Note that this method is not suited for K-folds cross-validation, as the use of tuning tables imply a partition of your data only in 3 sets :

  1. Training set : Used for the actual training of the model(s),
  2. Validation set : Used for model optimization (hyperparameter fine-tuning, features/threshold selection, ... for example) and model selection,
  3. Test set : Used for generalization and predictive performance assessment of the selected model on new/unseen data.

So if you specify a 5-folds crossvalidation in step 1, only the first 3 folds will be used as training, validation and test sets, not really as a 5-folds crossvalidation technique. To do a crossvalidation like you intend to do, you would need a nested crossvalidation : an inner crossvalidation to tune hyperpararameters, and an outer crossvalidation to assess robustness of the hyperparameters values found, only available in Model Screening platform and not accepting Tuning tables for hyperparameters tuning (as the goal of this platform is to screen the most promising algorithms among a large variety of model types, not finetune them) :

Victor_G_3-1723534064034.png

 

As far as I know, this is not (directly) possible in JMP.

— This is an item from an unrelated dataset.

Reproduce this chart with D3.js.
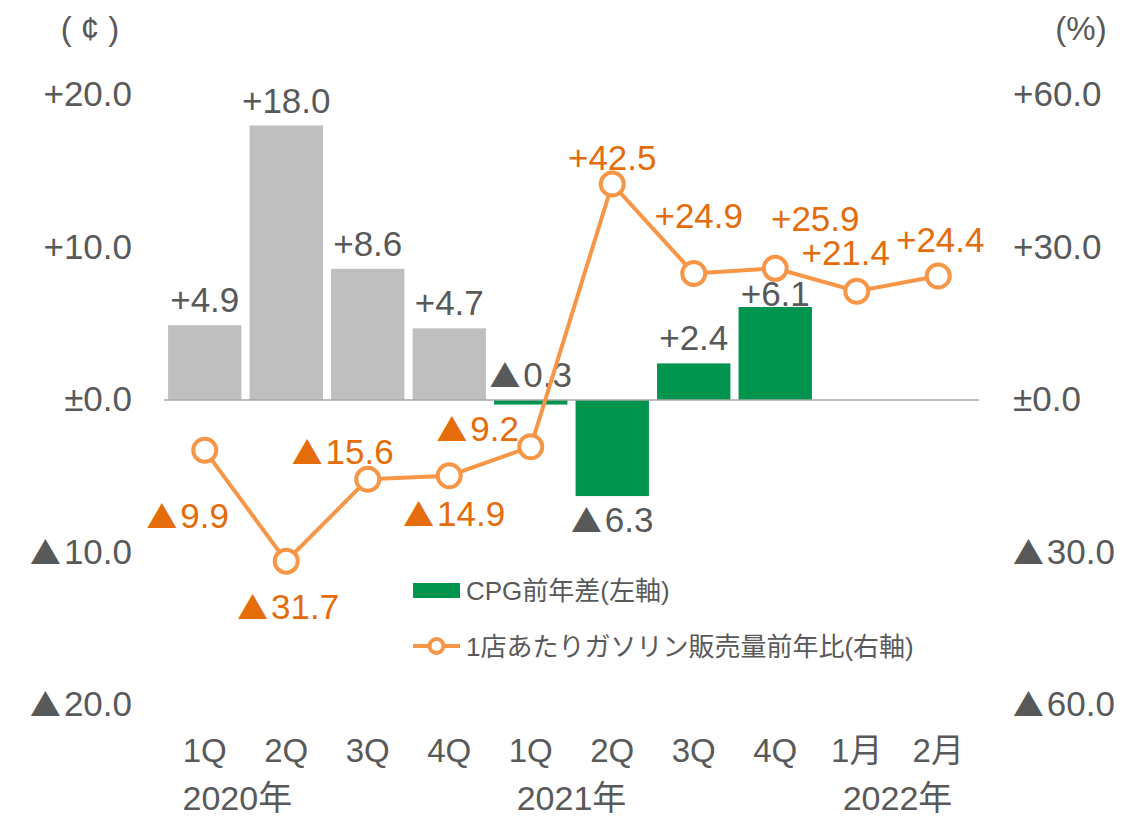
<!DOCTYPE html>
<html>
<head>
<meta charset="utf-8">
<script src="https://cdn.jsdelivr.net/npm/d3@7"></script>
<style>
  body { margin: 0; background: #fff; }
  svg text { font-family: "Liberation Sans", Arial, "Noto Sans CJK JP", sans-serif; fill: #595959; }
  svg text tspan.tri { font-family: "Noto Sans CJK JP", sans-serif; font-size: 0.88em; }
</style>
</head>
<body>
<div id="chart"></div>
<script>
// data
const categories = ["1Q", "2Q", "3Q", "4Q", "1Q", "2Q", "3Q", "4Q", "1月", "2月"];
const years = [{label: "2020年", at: 0.4}, {label: "2021年", at: 4.5}, {label: "2022年", at: 8.5}];
const cpgDiff = [4.9, 18.0, 8.6, 4.7, -0.3, -6.3, 2.4, 6.1, null, null];   // ¢, left axis
const gasVolume = [-9.9, -31.7, -15.6, -14.9, -9.2, 42.5, 24.9, 25.9, 21.4, 24.4]; // %, right axis
const leftTicks = [20, 10, 0, -10, -20];
const rightTicks = [60, 30, 0, -30, -60];

// label placement relative to the point: [dx, baseline dy]
const lineLabelOffset = [[-17, 78], [2, 58], [-25, -15], [5, 50], [-53, -6], [0, -14], [5, -45], [40, -37], [-11, -26], [2, -24]];
const barLabelShift = [0, 0, 0, 0, 0, 0, 0, 12, 0, 0];

const W = 1148, H = 818;
const plot = {left: 164, right: 979, top: 95, bottom: 705};

const svg = d3.select("#chart").append("svg")
    .attr("width", W)
    .attr("height", H);

const x = d3.scaleBand()
    .domain(d3.range(categories.length))
    .range([plot.left, plot.right])
    .paddingInner(0.1)
    .paddingOuter(0.05);

const yL = d3.scaleLinear().domain([-20, 20]).range([plot.bottom, plot.top]);
const yR = d3.scaleLinear().domain([-60, 60]).range([plot.bottom, plot.top]);

// "▲" marks negative numbers, drawn with a CJK font so it is full size
function writeValue(textSel) {
  textSel.each(function(v) {
    const t = d3.select(this).text("");
    if (v < 0) {
      t.append("tspan").attr("class", "tri").text("▲");
      t.append("tspan").attr("dx", 3).text(Math.abs(v).toFixed(1));
    } else {
      t.append("tspan").text(v === 0 ? "±0.0" : "+" + v.toFixed(1));
    }
  });
}

const gray = "#BFBFBF", green = "#00954F", orange = "#F79646", orangeText = "#E46C0A";
const fs = 35;

// left axis
const axL = svg.append("g")
    .attr("transform", `translate(${plot.left},0)`)
    .call(d3.axisLeft(yL).tickValues(leftTicks).tickSize(0).tickPadding(32));
axL.select(".domain").remove();
axL.selectAll("text").style("font-size", fs + "px").attr("dy", "0.3em").call(writeValue);

// right axis
const axR = svg.append("g")
    .attr("transform", `translate(${plot.right},0)`)
    .call(d3.axisRight(yR).tickValues(rightTicks).tickSize(0).tickPadding(34));
axR.select(".domain").remove();
axR.selectAll("text").style("font-size", fs + "px").attr("dy", "0.3em").call(writeValue);

// units
svg.append("text").attr("x", 90).attr("y", 40).attr("text-anchor", "middle")
  .style("font-size", "33px").text("( ¢ )");
svg.append("text").attr("x", 1081).attr("y", 40).attr("text-anchor", "middle")
  .style("font-size", "33px").text("(%)");

// bars
const barData = cpgDiff.map((v, i) => ({i, v})).filter(d => d.v !== null);
svg.append("g")
  .selectAll("rect")
  .data(barData)
  .join("rect")
    .attr("x", d => x(d.i))
    .attr("y", d => yL(Math.max(0, d.v)))
    .attr("width", x.bandwidth())
    .attr("height", d => Math.abs(yL(d.v) - yL(0)))
    .attr("fill", d => d.i < 4 ? gray : green);

// zero line
svg.append("line")
    .attr("x1", plot.left).attr("x2", plot.right)
    .attr("y1", yL(0)).attr("y2", yL(0))
    .attr("stroke", "#A6A6A6").attr("stroke-width", 1.5);

// bar labels
svg.append("g")
  .selectAll("text")
  .data(barData)
  .join("text")
    .attr("x", d => x(d.i) + x.bandwidth() / 2)
    .attr("y", d => (d.v >= -1 ? yL(Math.max(0, d.v)) - 13 : yL(d.v) + 36) + barLabelShift[d.i])
    .attr("text-anchor", "middle")
    .style("font-size", fs + "px")
    .datum(d => d.v)
    .call(writeValue);

// line
const cx = i => x(i) + x.bandwidth() / 2;
svg.append("path")
    .datum(gasVolume)
    .attr("fill", "none")
    .attr("stroke", orange)
    .attr("stroke-width", 4)
    .attr("d", d3.line().x((d, i) => cx(i)).y(d => yR(d)));

svg.append("g")
  .selectAll("circle")
  .data(gasVolume)
  .join("circle")
    .attr("cx", (d, i) => cx(i))
    .attr("cy", d => yR(d))
    .attr("r", 11.5)
    .attr("fill", "#fff")
    .attr("stroke", orange)
    .attr("stroke-width", 4);

svg.append("g")
  .selectAll("text")
  .data(gasVolume)
  .join("text")
    .attr("x", (d, i) => cx(i) + lineLabelOffset[i][0])
    .attr("y", (d, i) => yR(d) + lineLabelOffset[i][1])
    .attr("text-anchor", "middle")
    .style("font-size", fs + "px")
    .style("fill", orangeText)
    .call(writeValue);

// x axis labels
svg.append("g")
  .selectAll("text")
  .data(categories)
  .join("text")
    .attr("x", (d, i) => cx(i))
    .attr("y", 762)
    .attr("text-anchor", "middle")
    .style("font-size", "33px")
    .text(d => d);

svg.append("g")
  .selectAll("text")
  .data(years)
  .join("text")
    .attr("x", d => x(0) + x.step() * d.at + x.bandwidth() / 2)
    .attr("y", 810)
    .attr("text-anchor", "middle")
    .style("font-size", "34px")
    .text(d => d.label);

// legend
const lg = svg.append("g").attr("transform", "translate(413,590)");
lg.append("rect").attr("x", 0).attr("y", -7).attr("width", 47).attr("height", 15).attr("fill", green);
lg.append("text").attr("x", 53).attr("y", 10).style("font-size", "26px").text("CPG前年差(左軸)");
lg.append("line").attr("x1", 0).attr("x2", 47).attr("y1", 56).attr("y2", 56)
  .attr("stroke", orange).attr("stroke-width", 4);
lg.append("circle").attr("cx", 23.5).attr("cy", 56).attr("r", 7)
  .attr("fill", "#fff").attr("stroke", orange).attr("stroke-width", 4);
lg.append("text").attr("x", 53).attr("y", 66).style("font-size", "26px").text("1店あたりガソリン販売量前年比(右軸)");
</script>
</body>
</html>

But you can still use K-folds crossvalidation on "default" Boosted Tree, or try using other validation techniques, following the method above (but creating a normal formula validation column with 3 sets) and using simulation on the tuned model to assess its robustness and benefit vs. a non-tuned one :

Victor_G_4-1723535038590.png

You can see that in most cases, the default hyperparameters values work quite well, and the hyperparameters tuning help more on the performances variability (performances values like RASE, R-square, ... have narrower ranges on the tuned algorithm compared to the "default" one) than on the max or average algorithm performances. 

 

You can check a similar post and solution here on this topic to have a look at validation techniques and the use of simulation: Solved: Re: Boosted Tree - Tuning TABLE DESIGN - JMP User Community 

 

Nested cross-validation is typically not the first option I would recommend, as it requires a lot of computation, to fine-tune the algorithm independantly on each of the folds of the inner loop, and then calculate the performances on each validation fold of the outer loop.
K-folds crossvalidation is a useful technique in the absence of large quantity of data, but the nested cross-validation still requires a quite large amount to correctly do the data splitting: for example, if you split the inner loop in 4 folds and the outer loop in 5 folds, it requires to create 20 folds/groups in your dataset !
Finally, crossvalidation is more a tuning technique than a validation technique to assess model robustness, as brillantly described by Cassie Kozyrkov in this video : https://youtu.be/zqD0lQy_w40?si=lja79_aik0KO-jbB 

 

Hope this answer will help you,

Victor GUILLER

"It is not unusual for a well-designed experiment to analyze itself" (Box, Hunter and Hunter)
Cross-validation is much simpler than it sounds... this video will show you exactly how it works. Be sure to check out the rest of the MFML course playlist here: http://bit.ly/machinefriend If you prefer to learn in bulk, you can get access to longer chunks of the course by signing up for the ...

Re: Is there a way to do k-fold cross validation with boosted tree?

Thank you so much @Victor_G ! I found your explanation to be very help esp for the next step in hypertuning, I was able to create the k fold val column via xgboost and run the boosted tree but I will directions and resources to be helpful for the next few steps. Thank you!